#### Input
— START —
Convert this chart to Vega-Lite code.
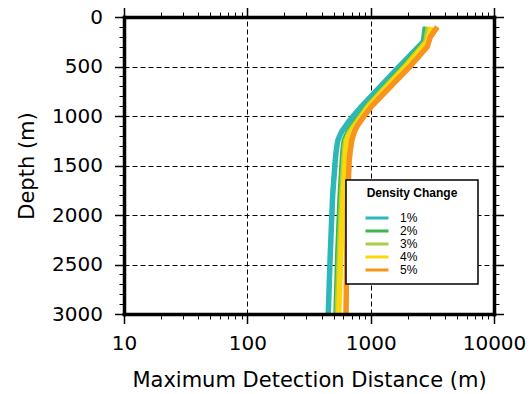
— END —
— START —
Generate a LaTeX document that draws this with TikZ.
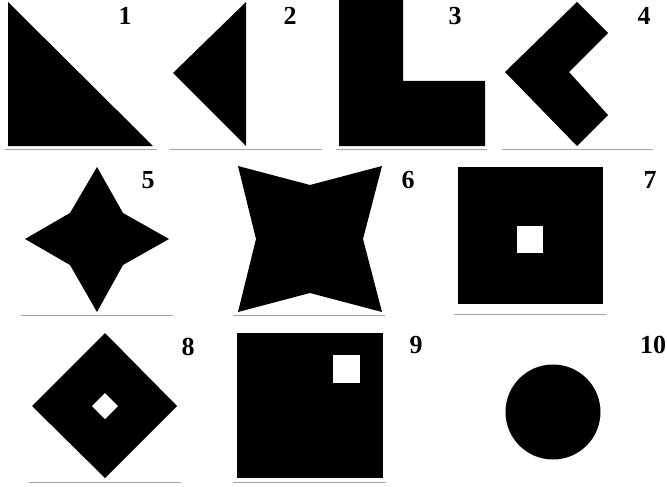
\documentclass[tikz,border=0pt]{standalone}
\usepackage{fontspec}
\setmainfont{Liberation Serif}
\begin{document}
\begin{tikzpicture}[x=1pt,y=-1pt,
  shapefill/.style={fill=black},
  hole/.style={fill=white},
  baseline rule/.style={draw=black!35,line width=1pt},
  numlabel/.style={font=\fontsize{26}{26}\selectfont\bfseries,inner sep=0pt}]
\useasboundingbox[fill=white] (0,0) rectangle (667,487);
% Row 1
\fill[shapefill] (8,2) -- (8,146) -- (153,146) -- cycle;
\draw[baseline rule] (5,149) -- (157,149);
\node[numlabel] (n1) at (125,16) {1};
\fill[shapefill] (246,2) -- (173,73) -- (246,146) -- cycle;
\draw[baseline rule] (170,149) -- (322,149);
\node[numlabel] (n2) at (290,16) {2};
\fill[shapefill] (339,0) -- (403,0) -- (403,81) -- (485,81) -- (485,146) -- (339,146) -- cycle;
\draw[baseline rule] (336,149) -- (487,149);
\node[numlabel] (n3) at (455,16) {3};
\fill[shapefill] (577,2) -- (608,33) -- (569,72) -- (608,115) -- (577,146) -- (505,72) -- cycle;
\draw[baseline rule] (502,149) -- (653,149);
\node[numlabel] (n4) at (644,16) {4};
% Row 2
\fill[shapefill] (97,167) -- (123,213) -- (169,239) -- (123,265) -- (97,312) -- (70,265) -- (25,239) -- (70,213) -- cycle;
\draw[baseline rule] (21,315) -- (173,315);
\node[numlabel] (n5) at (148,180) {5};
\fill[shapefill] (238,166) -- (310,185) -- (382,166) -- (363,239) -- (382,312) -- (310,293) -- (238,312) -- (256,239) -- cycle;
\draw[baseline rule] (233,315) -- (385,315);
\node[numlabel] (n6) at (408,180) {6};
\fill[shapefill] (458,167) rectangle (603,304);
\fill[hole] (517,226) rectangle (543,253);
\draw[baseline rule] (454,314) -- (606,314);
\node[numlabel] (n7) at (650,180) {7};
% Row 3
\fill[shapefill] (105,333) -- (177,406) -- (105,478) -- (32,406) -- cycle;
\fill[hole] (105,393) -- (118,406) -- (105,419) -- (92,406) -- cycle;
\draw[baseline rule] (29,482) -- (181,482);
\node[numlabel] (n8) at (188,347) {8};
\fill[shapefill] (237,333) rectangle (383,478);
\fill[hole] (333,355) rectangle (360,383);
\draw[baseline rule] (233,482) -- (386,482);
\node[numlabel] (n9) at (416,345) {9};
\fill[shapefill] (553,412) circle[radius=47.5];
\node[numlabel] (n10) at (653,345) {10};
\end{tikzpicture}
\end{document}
— END —
— START —
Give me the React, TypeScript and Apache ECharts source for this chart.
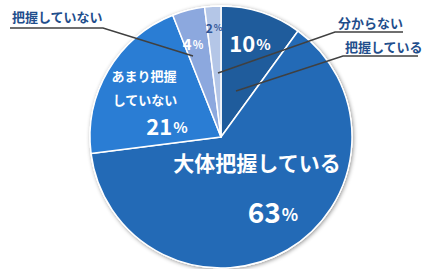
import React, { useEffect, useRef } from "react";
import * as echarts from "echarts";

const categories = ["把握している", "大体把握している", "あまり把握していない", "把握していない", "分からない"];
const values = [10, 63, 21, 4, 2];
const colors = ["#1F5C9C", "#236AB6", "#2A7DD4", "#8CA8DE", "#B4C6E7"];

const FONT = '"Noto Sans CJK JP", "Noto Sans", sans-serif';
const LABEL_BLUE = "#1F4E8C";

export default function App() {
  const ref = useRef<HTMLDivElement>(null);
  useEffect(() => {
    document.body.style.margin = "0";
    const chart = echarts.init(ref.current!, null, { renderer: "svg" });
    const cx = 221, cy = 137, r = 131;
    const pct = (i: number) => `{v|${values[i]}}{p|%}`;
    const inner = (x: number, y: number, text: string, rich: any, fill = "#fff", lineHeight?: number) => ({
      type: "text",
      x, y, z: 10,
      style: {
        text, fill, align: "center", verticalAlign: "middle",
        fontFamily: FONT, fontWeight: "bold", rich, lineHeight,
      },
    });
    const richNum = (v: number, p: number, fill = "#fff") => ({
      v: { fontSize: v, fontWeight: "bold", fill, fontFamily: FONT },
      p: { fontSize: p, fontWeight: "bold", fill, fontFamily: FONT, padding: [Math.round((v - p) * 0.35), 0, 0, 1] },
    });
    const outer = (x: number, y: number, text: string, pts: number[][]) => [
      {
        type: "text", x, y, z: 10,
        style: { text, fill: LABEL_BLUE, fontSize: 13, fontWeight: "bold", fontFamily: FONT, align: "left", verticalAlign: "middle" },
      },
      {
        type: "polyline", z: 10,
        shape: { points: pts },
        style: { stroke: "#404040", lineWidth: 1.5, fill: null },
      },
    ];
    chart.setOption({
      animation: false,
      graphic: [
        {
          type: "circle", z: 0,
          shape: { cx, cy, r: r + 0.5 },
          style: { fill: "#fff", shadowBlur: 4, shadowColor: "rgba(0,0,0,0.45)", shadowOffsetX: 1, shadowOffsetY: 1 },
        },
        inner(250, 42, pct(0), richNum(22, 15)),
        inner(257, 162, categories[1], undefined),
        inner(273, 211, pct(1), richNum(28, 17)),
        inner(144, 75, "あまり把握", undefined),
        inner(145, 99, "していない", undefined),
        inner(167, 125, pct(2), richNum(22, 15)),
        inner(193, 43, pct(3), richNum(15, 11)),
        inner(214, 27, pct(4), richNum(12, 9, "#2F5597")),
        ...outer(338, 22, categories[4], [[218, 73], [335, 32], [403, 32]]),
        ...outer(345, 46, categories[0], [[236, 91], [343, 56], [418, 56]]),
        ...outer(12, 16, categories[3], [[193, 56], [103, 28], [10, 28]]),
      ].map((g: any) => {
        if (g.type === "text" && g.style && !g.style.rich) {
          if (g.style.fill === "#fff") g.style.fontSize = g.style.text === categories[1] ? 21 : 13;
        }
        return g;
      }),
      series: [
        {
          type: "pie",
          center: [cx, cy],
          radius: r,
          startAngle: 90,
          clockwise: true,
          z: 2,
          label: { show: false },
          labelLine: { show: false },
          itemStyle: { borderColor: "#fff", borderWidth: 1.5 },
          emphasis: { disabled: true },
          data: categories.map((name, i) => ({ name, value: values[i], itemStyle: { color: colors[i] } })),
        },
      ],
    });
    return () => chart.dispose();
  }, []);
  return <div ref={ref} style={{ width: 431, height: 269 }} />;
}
— END —
#### What this task involves
Copy every line that contains the string "React".

#### The solution
Give me the React, TypeScript and Apache ECharts source for this chart.
import React, { useEffect, useRef } from "react";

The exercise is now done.